- _DATA EXTRACT_:
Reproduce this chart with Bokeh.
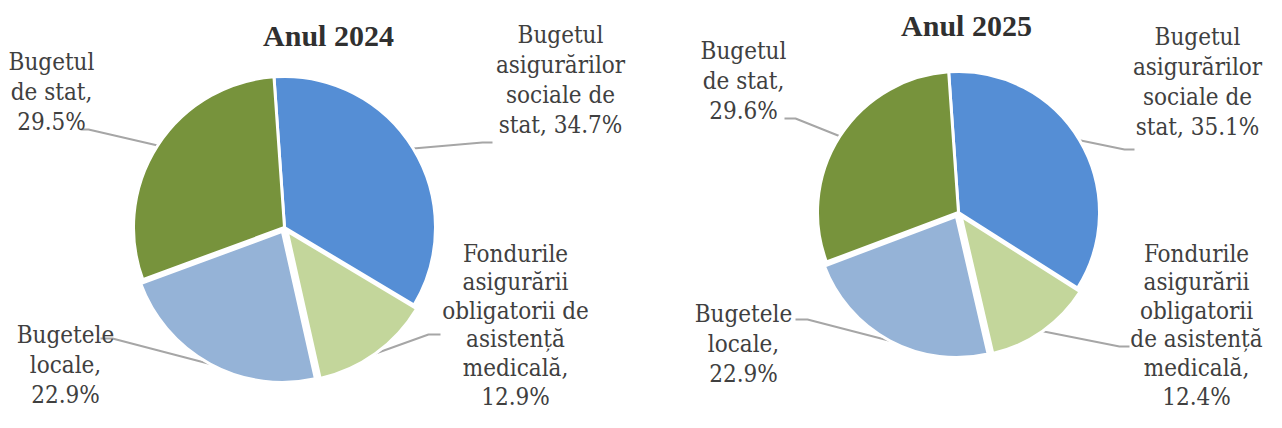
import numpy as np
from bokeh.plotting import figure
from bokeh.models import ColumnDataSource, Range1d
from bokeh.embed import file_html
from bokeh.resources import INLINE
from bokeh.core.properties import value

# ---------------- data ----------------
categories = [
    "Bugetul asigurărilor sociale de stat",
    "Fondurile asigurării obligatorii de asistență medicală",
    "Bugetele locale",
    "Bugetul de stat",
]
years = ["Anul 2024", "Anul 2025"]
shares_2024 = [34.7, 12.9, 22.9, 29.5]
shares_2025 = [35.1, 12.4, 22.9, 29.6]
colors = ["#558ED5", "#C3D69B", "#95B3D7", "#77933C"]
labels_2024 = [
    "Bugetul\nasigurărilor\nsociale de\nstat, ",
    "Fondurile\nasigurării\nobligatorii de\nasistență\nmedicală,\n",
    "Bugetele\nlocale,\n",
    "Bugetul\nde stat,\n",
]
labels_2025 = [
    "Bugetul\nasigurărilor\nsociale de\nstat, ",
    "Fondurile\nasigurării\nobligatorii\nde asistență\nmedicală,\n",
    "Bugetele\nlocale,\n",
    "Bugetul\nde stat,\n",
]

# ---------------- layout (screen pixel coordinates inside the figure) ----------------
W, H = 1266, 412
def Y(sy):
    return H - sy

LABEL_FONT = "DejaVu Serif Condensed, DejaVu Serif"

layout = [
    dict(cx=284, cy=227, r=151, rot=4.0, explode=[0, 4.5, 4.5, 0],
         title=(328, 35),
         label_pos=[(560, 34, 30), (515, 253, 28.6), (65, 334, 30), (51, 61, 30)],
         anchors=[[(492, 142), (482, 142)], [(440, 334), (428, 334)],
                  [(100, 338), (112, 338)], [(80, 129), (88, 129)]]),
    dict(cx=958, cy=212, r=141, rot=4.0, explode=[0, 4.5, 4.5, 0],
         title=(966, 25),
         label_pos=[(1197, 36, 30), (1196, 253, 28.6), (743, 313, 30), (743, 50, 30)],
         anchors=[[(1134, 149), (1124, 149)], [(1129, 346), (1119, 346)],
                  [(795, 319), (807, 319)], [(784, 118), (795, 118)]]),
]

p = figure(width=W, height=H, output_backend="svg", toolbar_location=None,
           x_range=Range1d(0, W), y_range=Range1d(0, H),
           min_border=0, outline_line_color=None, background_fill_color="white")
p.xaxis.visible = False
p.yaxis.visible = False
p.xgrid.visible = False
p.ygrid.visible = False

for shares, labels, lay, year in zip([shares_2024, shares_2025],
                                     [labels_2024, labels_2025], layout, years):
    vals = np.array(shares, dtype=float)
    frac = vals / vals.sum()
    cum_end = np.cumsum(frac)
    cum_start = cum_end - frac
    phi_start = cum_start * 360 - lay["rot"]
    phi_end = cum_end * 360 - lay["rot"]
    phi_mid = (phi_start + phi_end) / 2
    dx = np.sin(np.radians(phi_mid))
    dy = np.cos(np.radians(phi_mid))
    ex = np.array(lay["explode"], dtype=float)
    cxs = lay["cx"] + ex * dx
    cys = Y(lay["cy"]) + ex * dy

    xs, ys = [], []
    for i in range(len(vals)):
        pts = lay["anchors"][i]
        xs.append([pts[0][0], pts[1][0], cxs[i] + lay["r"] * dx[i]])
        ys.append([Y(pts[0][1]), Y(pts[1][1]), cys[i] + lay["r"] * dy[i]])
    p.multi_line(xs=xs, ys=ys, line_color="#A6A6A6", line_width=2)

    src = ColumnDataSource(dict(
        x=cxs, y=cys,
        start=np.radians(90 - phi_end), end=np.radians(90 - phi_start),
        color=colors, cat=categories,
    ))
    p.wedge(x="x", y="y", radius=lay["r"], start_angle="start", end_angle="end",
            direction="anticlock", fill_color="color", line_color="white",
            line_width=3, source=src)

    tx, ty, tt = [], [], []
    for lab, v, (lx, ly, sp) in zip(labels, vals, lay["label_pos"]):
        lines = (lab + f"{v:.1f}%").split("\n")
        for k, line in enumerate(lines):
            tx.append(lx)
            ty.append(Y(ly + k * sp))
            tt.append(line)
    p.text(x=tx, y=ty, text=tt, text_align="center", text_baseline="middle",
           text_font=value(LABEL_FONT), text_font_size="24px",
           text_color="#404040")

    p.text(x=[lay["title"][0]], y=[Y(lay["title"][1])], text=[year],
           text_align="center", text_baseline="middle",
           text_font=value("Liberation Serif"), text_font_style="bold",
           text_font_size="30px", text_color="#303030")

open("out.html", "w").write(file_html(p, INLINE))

- _EXERCISE DESCRIPTION_:
Copy nothing but the lines from the first one in the listing through the line with "Serif Condensed, DejaVu", and omit the pictures.

- _SOLUTION FOR THIS EXERCISE_:
Reproduce this chart with Bokeh.
import numpy as np
from bokeh.plotting import figure
from bokeh.models import ColumnDataSource, Range1d
from bokeh.embed import file_html
from bokeh.resources import INLINE
from bokeh.core.properties import value

# ---------------- data ----------------
categories = [
    "Bugetul asigurărilor sociale de stat",
    "Fondurile asigurării obligatorii de asistență medicală",
    "Bugetele locale",
    "Bugetul de stat",
]
years = ["Anul 2024", "Anul 2025"]
shares_2024 = [34.7, 12.9, 22.9, 29.5]
shares_2025 = [35.1, 12.4, 22.9, 29.6]
colors = ["#558ED5", "#C3D69B", "#95B3D7", "#77933C"]
labels_2024 = [
    "Bugetul\nasigurărilor\nsociale de\nstat, ",
    "Fondurile\nasigurării\nobligatorii de\nasistență\nmedicală,\n",
    "Bugetele\nlocale,\n",
    "Bugetul\nde stat,\n",
]
labels_2025 = [
    "Bugetul\nasigurărilor\nsociale de\nstat, ",
    "Fondurile\nasigurării\nobligatorii\nde asistență\nmedicală,\n",
    "Bugetele\nlocale,\n",
    "Bugetul\nde stat,\n",
]

# ---------------- layout (screen pixel coordinates inside the figure) ----------------
W, H = 1266, 412
def Y(sy):
    return H - sy

LABEL_FONT = "DejaVu Serif Condensed, DejaVu Serif"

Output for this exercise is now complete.